Teams offer the greatest opportunity for restoring connection in organizations. Teams are small enough that, given the opportunity, members can build warm and loving relationships with each other. But accomplishing that requires setting aside time for team members to learn about each other. The reality is that I can’t support you, or you me, unless we know enough about each other to recognize our mutual needs and gifts. Building relationships requires not just one but repeated interactions between team members. We learn to “know” each other by being in conversation over time. It is, of course, not just the words we say in conversation that builds relationship with another.
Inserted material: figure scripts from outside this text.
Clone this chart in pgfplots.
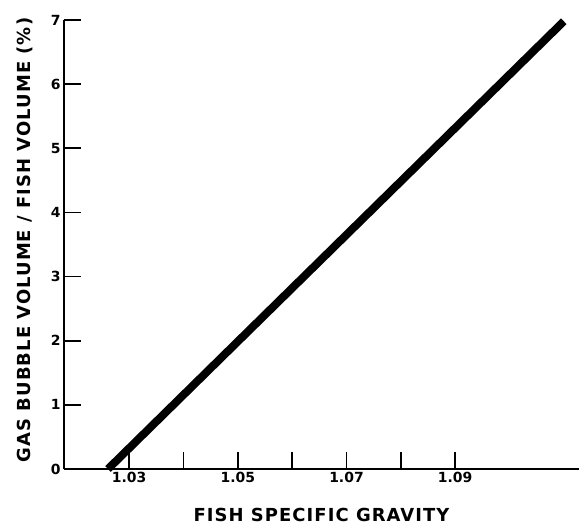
\documentclass[border=0pt]{standalone}
\usepackage{pgfplots}
\pgfplotsset{compat=1.18}
\usepackage{fontspec}
\setmainfont{DejaVu Sans}
\newfontfamily\lblfont[LetterSpace=6]{DejaVu Sans}
\begin{document}
\begin{tikzpicture}
\begin{axis}[
  scale only axis,
  width=515bp, height=449bp,
  xmin=1.0180, xmax=1.1128,
  ymin=0, ymax=7,
  axis lines*=left,
  axis line style={line width=1.8pt, -},
  tick align=inside,
  major tick length=17bp,
  every tick/.style={black, line width=1.6pt},
  xtick={1.03,1.04,1.05,1.06,1.07,1.08,1.09},
  xticklabels={1.03,,1.05,,1.07,,1.09},
  ytick={0,1,2,3,4,5,6,7},
  yticklabels={0,1,2,3,4,5,6,7},
  tick label style={font=\bfseries\fontsize{14}{16}\selectfont},
  xlabel={FISH SPECIFIC GRAVITY},
  ylabel={GAS BUBBLE VOLUME / FISH VOLUME (\%)},
  every axis x label/.style={at={(axis description cs:0.5,0)}, anchor=center, yshift=-46bp, font=\lblfont\bfseries\fontsize{18}{20}\selectfont},
  every axis y label/.style={at={(axis description cs:-0.0757,0.51)}, rotate=90, anchor=center, font=\lblfont\bfseries\fontsize{18}{20}\selectfont},
  clip=false,
]
\addplot[black, line width=8pt, line cap=butt] coordinates {(1.0261,0) (1.1100,6.98)};
\coordinate (O) at (rel axis cs:0,0);
\coordinate (T) at (rel axis cs:1,1);
\end{axis}
\pgfresetboundingbox
\path ([shift={(-64bp,-62bp)}]O) rectangle ([shift={(0bp,20bp)}]T);
\end{tikzpicture}
\end{document}
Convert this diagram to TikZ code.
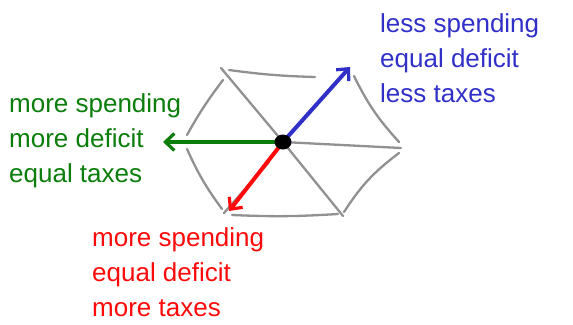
\documentclass[tikz,border=0pt]{standalone}
\usepackage{fontspec}
\setmainfont{Liberation Sans}
\usetikzlibrary{arrows.meta,calc,shapes.geometric}
\definecolor{hblue}{RGB}{48,48,200}
\definecolor{hgreen}{RGB}{10,125,10}
\definecolor{hred}{RGB}{255,10,10}
\definecolor{hgray}{RGB}{145,145,145}
\tikzset{
  edge/.style={draw=hgray, line width=2.3pt, line cap=round},
  vec/.style={line width=4pt, line cap=round, -{Straight Barb[length=9pt,width=17pt,line width=3.2pt]}},
  label/.style={font=\fontsize{26}{35}\selectfont, align=left, anchor=west, inner sep=0pt}
}
\begin{document}
\begin{tikzpicture}[x=1pt,y=-1pt]
\useasboundingbox (0,0) rectangle (573,324);
% hexagon vertices
\coordinate (c) at (283,142);
\coordinate (tl) at (221,68);
\coordinate (tr) at (350,72);
\coordinate (r) at (401,148);
\coordinate (br) at (343,216);
\coordinate (bl) at (224,213);
\coordinate (l) at (186,142);
% rim
\draw[edge] ($(tl)+(8,2)$) to[bend right=3] ($(tr)+(-35,5)$);
\draw[edge] ($(tr)+(4,4)$) to[bend right=8] ($(r)+(-2,-6)$);
\draw[edge] ($(r)+(-2,5)$) to[bend right=10] ($(br)+(1,-4)$);
\draw[edge] ($(br)+(-5,-2)$) to[bend left=3] ($(bl)+(8,2)$);
\draw[edge] ($(bl)+(-2,-4)$) to[bend left=6] ($(l)+(1,7)$);
\draw[edge] ($(l)+(1,-7)$) to[bend left=4] ($(tl)+(2,12)$);
% spokes
\draw[edge] (c) -- (tl);
\draw[edge] (c) -- (br);
\draw[edge] (c) -- (r);
\draw[edge] (c) -- ($(l)+(20,0)$);
\draw[edge] ($(c)+(-14,20)$) -- (bl);
% vectors
\coordinate (gt) at (163,142);
\coordinate (bt) at (350,67);
\coordinate (rt) at (229,211);
\draw[vec, hgreen] (c) -- (gt);
\draw[vec, hblue] (c) -- (bt);
\draw[vec, hred] (c) -- (rt);
\node[fill=black, ellipse, minimum width=17pt, minimum height=15pt, inner sep=0pt] (dot) at (c) {};
% labels
\node[label, text=hblue] (blue) at (380,58) {less spending\\equal deficit\\less taxes};
\node[label, text=hgreen] (green) at (9,141) {more spending\\more deficit\\equal taxes};
\node[label, text=hred] (red) at (92,272) {more spending\\equal deficit\\more taxes};
\end{tikzpicture}
\end{document}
It is also our tone of voice, our eyes lighting up with warmth, smiles, the level of attention we grant the other, and even the periods of silence while we absorb what another has said rather than rushing to respond with a counter position. We, of course, all know how to do this; it’s just that in too many of our organizations, we think we shouldn’t,
I’ve had the opportunity to work with many organizations where team members visibly care for and support each other. In another post, I might describe many of the “techniques” organizations use to build those relationships among team members. But for now, I just want to illustrate what warm, authentic relationships in a team can look like. The following are quotes from interviews I conducted with the team that Kim Glover leads at TechnipFMC.
Chris (Scotland) -I lost my grandmother a few weeks ago, and every single person sent me messages and not just a message to say, "I'm sorry to hear,” but "how are you today?" And then after the funeral, "How was the funeral?" "How are you feeling?" "Is there anything I can do?" So we're a very close team, even despite the fact that we're thousands of miles away.
Victor (Brazil) - In a session I was running from Brazil, I forgot to set up a specific access for the session. Tom-Erik in Norway and Taras in Russia always joined early. When Tom-Erik, tried to join, he couldn’t get in. Then Taras saw the problem and helped him get in. When everyone was finally online, Tom-Erik said, ‘I had a problem accessing the session because the different technology access wasn’t working.’ He didn’t say, ‘Victor did this the wrong way.’ No, he just shared what happened. For the team, this way of talking is normal. They didn’t attack me. Here in Brazil, these kinds of things are always personal. They would have said, ‘Victor really messed up!’
Brian (Houston) -One thing that we've done on this team is make it feel like a family. Like friends. Because then you're able to really, really start communicating.
Stacy (Houston)- What I really like about this team is we work hard, and we play hard too. We get along with each other. We nurture and support each other. There's a cohesiveness that goes beyond just getting your work done because if you work with someone not knowing anything about them, it's very sterile. When you work with people that you’ve developed a bond with, then when hard issues come up, the communication flows more easily because you have that bond and that relationship.
It’s a strength, not a weakness, to want the teams we work on to express goodwill and support for each other.
I haven’t made any claims in this post that building warm relationships within a team will improve the bottom line. But, I know that’s not the reason for building caring relationships within our teams. The reason is that feeling valued and appreciated helps us all have better lives and live longer.
What would it take for your team to be a place where you feel valued, cared for, appreciated, and cherished?